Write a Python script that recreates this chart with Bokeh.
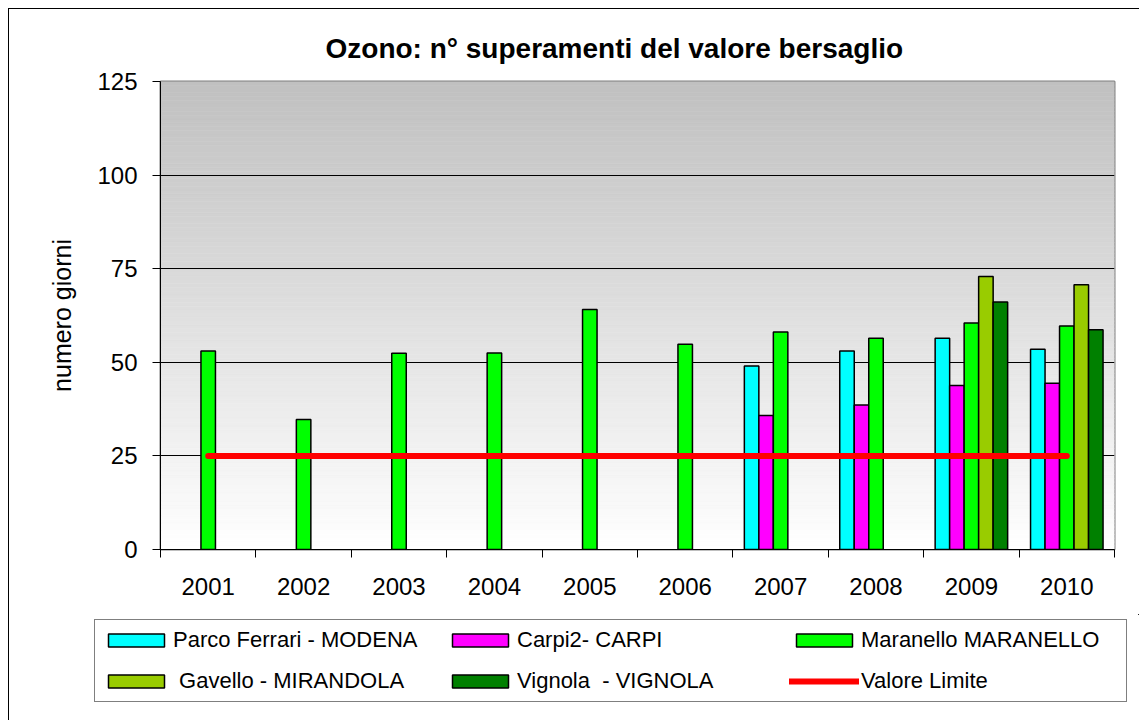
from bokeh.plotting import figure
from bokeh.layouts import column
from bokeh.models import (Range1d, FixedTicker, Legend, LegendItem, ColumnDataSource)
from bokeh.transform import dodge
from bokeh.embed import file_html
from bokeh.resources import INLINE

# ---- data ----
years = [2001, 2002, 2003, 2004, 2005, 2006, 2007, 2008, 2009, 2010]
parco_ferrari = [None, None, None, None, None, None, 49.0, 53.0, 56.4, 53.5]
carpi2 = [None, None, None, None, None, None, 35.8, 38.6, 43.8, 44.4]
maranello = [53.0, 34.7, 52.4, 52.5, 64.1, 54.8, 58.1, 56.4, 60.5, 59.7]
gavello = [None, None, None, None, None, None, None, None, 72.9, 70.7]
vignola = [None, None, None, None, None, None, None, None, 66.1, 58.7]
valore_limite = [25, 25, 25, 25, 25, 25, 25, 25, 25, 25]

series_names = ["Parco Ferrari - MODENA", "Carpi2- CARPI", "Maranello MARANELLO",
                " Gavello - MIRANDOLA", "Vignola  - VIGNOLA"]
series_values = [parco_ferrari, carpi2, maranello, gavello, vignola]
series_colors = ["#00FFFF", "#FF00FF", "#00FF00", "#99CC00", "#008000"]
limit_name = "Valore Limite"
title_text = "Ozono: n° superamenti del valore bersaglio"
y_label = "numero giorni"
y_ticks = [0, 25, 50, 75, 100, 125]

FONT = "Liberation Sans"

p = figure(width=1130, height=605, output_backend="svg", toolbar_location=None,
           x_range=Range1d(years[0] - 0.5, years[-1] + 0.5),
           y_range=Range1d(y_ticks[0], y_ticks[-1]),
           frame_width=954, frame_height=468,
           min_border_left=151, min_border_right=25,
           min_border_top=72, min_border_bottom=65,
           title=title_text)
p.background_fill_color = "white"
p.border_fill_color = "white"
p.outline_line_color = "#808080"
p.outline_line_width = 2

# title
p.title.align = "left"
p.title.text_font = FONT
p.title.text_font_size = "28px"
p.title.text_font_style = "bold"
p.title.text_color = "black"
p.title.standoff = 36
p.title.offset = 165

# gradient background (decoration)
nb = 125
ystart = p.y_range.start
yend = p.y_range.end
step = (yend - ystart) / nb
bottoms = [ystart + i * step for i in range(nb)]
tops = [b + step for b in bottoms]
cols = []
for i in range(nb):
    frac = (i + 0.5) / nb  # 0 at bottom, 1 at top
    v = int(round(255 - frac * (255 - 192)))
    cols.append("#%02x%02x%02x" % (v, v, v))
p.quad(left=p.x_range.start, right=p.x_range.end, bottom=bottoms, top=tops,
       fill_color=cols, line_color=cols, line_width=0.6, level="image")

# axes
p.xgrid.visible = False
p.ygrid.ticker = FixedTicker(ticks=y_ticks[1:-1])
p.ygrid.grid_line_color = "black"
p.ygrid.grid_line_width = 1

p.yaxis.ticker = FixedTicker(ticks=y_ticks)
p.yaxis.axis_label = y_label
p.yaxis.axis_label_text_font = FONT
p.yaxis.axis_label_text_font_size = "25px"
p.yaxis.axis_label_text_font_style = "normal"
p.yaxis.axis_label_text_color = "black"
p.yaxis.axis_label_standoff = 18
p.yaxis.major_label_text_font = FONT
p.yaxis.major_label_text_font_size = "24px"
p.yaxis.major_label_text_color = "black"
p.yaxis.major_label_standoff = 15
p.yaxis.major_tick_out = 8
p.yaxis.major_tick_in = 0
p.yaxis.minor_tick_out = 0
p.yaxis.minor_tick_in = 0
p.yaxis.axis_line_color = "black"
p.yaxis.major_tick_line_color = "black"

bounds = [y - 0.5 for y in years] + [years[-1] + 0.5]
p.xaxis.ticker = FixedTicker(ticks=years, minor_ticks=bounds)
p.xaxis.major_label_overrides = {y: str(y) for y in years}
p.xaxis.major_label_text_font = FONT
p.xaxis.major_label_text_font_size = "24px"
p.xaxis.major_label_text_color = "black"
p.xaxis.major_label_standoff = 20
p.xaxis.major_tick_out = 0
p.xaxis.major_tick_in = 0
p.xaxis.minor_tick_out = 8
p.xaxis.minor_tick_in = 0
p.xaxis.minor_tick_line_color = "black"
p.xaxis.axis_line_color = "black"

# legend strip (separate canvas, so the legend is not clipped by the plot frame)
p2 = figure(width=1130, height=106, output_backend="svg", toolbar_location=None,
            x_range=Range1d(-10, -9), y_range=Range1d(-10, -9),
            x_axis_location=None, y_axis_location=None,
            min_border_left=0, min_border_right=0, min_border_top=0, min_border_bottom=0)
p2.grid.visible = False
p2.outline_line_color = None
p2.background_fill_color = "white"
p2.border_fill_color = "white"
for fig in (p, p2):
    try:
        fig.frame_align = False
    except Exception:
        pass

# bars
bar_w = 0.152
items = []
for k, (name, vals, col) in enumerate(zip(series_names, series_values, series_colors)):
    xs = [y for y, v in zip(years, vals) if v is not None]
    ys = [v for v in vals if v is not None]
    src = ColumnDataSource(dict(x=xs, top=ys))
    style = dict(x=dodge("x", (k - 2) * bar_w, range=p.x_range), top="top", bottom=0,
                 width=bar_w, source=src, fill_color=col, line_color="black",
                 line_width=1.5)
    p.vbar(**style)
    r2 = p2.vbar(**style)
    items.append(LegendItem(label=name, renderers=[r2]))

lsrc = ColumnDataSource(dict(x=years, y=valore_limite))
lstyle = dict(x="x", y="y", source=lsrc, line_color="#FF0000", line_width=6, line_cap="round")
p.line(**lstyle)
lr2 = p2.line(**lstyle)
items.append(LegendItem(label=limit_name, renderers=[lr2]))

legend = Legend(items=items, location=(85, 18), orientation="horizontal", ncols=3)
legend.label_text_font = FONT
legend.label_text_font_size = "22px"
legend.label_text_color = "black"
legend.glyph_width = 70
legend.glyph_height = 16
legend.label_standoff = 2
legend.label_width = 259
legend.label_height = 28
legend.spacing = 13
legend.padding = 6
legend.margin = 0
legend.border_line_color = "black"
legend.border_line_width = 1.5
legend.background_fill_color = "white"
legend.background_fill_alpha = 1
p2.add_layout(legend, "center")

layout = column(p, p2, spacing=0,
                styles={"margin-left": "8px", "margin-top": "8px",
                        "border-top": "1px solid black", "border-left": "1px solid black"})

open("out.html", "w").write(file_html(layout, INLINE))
● ● ● ●
*What is required*. Repeat the material verbatim. Do not carry over any picture.

*Answer below*.
Write a Python script that recreates this chart with Bokeh.
from bokeh.plotting import figure
from bokeh.layouts import column
from bokeh.models import (Range1d, FixedTicker, Legend, LegendItem, ColumnDataSource)
from bokeh.transform import dodge
from bokeh.embed import file_html
from bokeh.resources import INLINE

# ---- data ----
years = [2001, 2002, 2003, 2004, 2005, 2006, 2007, 2008, 2009, 2010]
parco_ferrari = [None, None, None, None, None, None, 49.0, 53.0, 56.4, 53.5]
carpi2 = [None, None, None, None, None, None, 35.8, 38.6, 43.8, 44.4]
maranello = [53.0, 34.7, 52.4, 52.5, 64.1, 54.8, 58.1, 56.4, 60.5, 59.7]
gavello = [None, None, None, None, None, None, None, None, 72.9, 70.7]
vignola = [None, None, None, None, None, None, None, None, 66.1, 58.7]
valore_limite = [25, 25, 25, 25, 25, 25, 25, 25, 25, 25]

series_names = ["Parco Ferrari - MODENA", "Carpi2- CARPI", "Maranello MARANELLO",
                " Gavello - MIRANDOLA", "Vignola  - VIGNOLA"]
series_values = [parco_ferrari, carpi2, maranello, gavello, vignola]
series_colors = ["#00FFFF", "#FF00FF", "#00FF00", "#99CC00", "#008000"]
limit_name = "Valore Limite"
title_text = "Ozono: n° superamenti del valore bersaglio"
y_label = "numero giorni"
y_ticks = [0, 25, 50, 75, 100, 125]

FONT = "Liberation Sans"

p = figure(width=1130, height=605, output_backend="svg", toolbar_location=None,
           x_range=Range1d(years[0] - 0.5, years[-1] + 0.5),
           y_range=Range1d(y_ticks[0], y_ticks[-1]),
           frame_width=954, frame_height=468,
           min_border_left=151, min_border_right=25,
           min_border_top=72, min_border_bottom=65,
           title=title_text)
p.background_fill_color = "white"
p.border_fill_color = "white"
p.outline_line_color = "#808080"
p.outline_line_width = 2

# title
p.title.align = "left"
p.title.text_font = FONT
p.title.text_font_size = "28px"
p.title.text_font_style = "bold"
p.title.text_color = "black"
p.title.standoff = 36
p.title.offset = 165

# gradient background (decoration)
nb = 125
ystart = p.y_range.start
yend = p.y_range.end
step = (yend - ystart) / nb
bottoms = [ystart + i * step for i in range(nb)]
tops = [b + step for b in bottoms]
cols = []
for i in range(nb):
    frac = (i + 0.5) / nb  # 0 at bottom, 1 at top
    v = int(round(255 - frac * (255 - 192)))
    cols.append("#%02x%02x%02x" % (v, v, v))
p.quad(left=p.x_range.start, right=p.x_range.end, bottom=bottoms, top=tops,
       fill_color=cols, line_color=cols, line_width=0.6, level="image")

# axes
p.xgrid.visible = False
p.ygrid.ticker = FixedTicker(ticks=y_ticks[1:-1])
p.ygrid.grid_line_color = "black"
p.ygrid.grid_line_width = 1

p.yaxis.ticker = FixedTicker(ticks=y_ticks)
p.yaxis.axis_label = y_label
p.yaxis.axis_label_text_font = FONT
p.yaxis.axis_label_text_font_size = "25px"
p.yaxis.axis_label_text_font_style = "normal"
p.yaxis.axis_label_text_color = "black"
p.yaxis.axis_label_standoff = 18
p.yaxis.major_label_text_font = FONT
p.yaxis.major_label_text_font_size = "24px"
p.yaxis.major_label_text_color = "black"
p.yaxis.major_label_standoff = 15
p.yaxis.major_tick_out = 8
p.yaxis.major_tick_in = 0
p.yaxis.minor_tick_out = 0
p.yaxis.minor_tick_in = 0
p.yaxis.axis_line_color = "black"
p.yaxis.major_tick_line_color = "black"

bounds = [y - 0.5 for y in years] + [years[-1] + 0.5]
p.xaxis.ticker = FixedTicker(ticks=years, minor_ticks=bounds)
p.xaxis.major_label_overrides = {y: str(y) for y in years}
p.xaxis.major_label_text_font = FONT
p.xaxis.major_label_text_font_size = "24px"
p.xaxis.major_label_text_color = "black"
p.xaxis.major_label_standoff = 20
p.xaxis.major_tick_out = 0
p.xaxis.major_tick_in = 0
p.xaxis.minor_tick_out = 8
p.xaxis.minor_tick_in = 0
p.xaxis.minor_tick_line_color = "black"
p.xaxis.axis_line_color = "black"

# legend strip (separate canvas, so the legend is not clipped by the plot frame)
p2 = figure(width=1130, height=106, output_backend="svg", toolbar_location=None,
            x_range=Range1d(-10, -9), y_range=Range1d(-10, -9),
            x_axis_location=None, y_axis_location=None,
            min_border_left=0, min_border_right=0, min_border_top=0, min_border_bottom=0)
p2.grid.visible = False
p2.outline_line_color = None
p2.background_fill_color = "white"
p2.border_fill_color = "white"
for fig in (p, p2):
    try:
        fig.frame_align = False
    except Exception:
        pass

# bars
bar_w = 0.152
items = []
for k, (name, vals, col) in enumerate(zip(series_names, series_values, series_colors)):
    xs = [y for y, v in zip(years, vals) if v is not None]
    ys = [v for v in vals if v is not None]
    src = ColumnDataSource(dict(x=xs, top=ys))
    style = dict(x=dodge("x", (k - 2) * bar_w, range=p.x_range), top="top", bottom=0,
                 width=bar_w, source=src, fill_color=col, line_color="black",
                 line_width=1.5)
    p.vbar(**style)
    r2 = p2.vbar(**style)
    items.append(LegendItem(label=name, renderers=[r2]))

lsrc = ColumnDataSource(dict(x=years, y=valore_limite))
lstyle = dict(x="x", y="y", source=lsrc, line_color="#FF0000", line_width=6, line_cap="round")
p.line(**lstyle)
lr2 = p2.line(**lstyle)
items.append(LegendItem(label=limit_name, renderers=[lr2]))

legend = Legend(items=items, location=(85, 18), orientation="horizontal", ncols=3)
legend.label_text_font = FONT
legend.label_text_font_size = "22px"
legend.label_text_color = "black"
legend.glyph_width = 70
legend.glyph_height = 16
legend.label_standoff = 2
legend.label_width = 259
legend.label_height = 28
legend.spacing = 13
legend.padding = 6
legend.margin = 0
legend.border_line_color = "black"
legend.border_line_width = 1.5
legend.background_fill_color = "white"
legend.background_fill_alpha = 1
p2.add_layout(legend, "center")

layout = column(p, p2, spacing=0,
                styles={"margin-left": "8px", "margin-top": "8px",
                        "border-top": "1px solid black", "border-left": "1px solid black"})

open("out.html", "w").write(file_html(layout, INLINE))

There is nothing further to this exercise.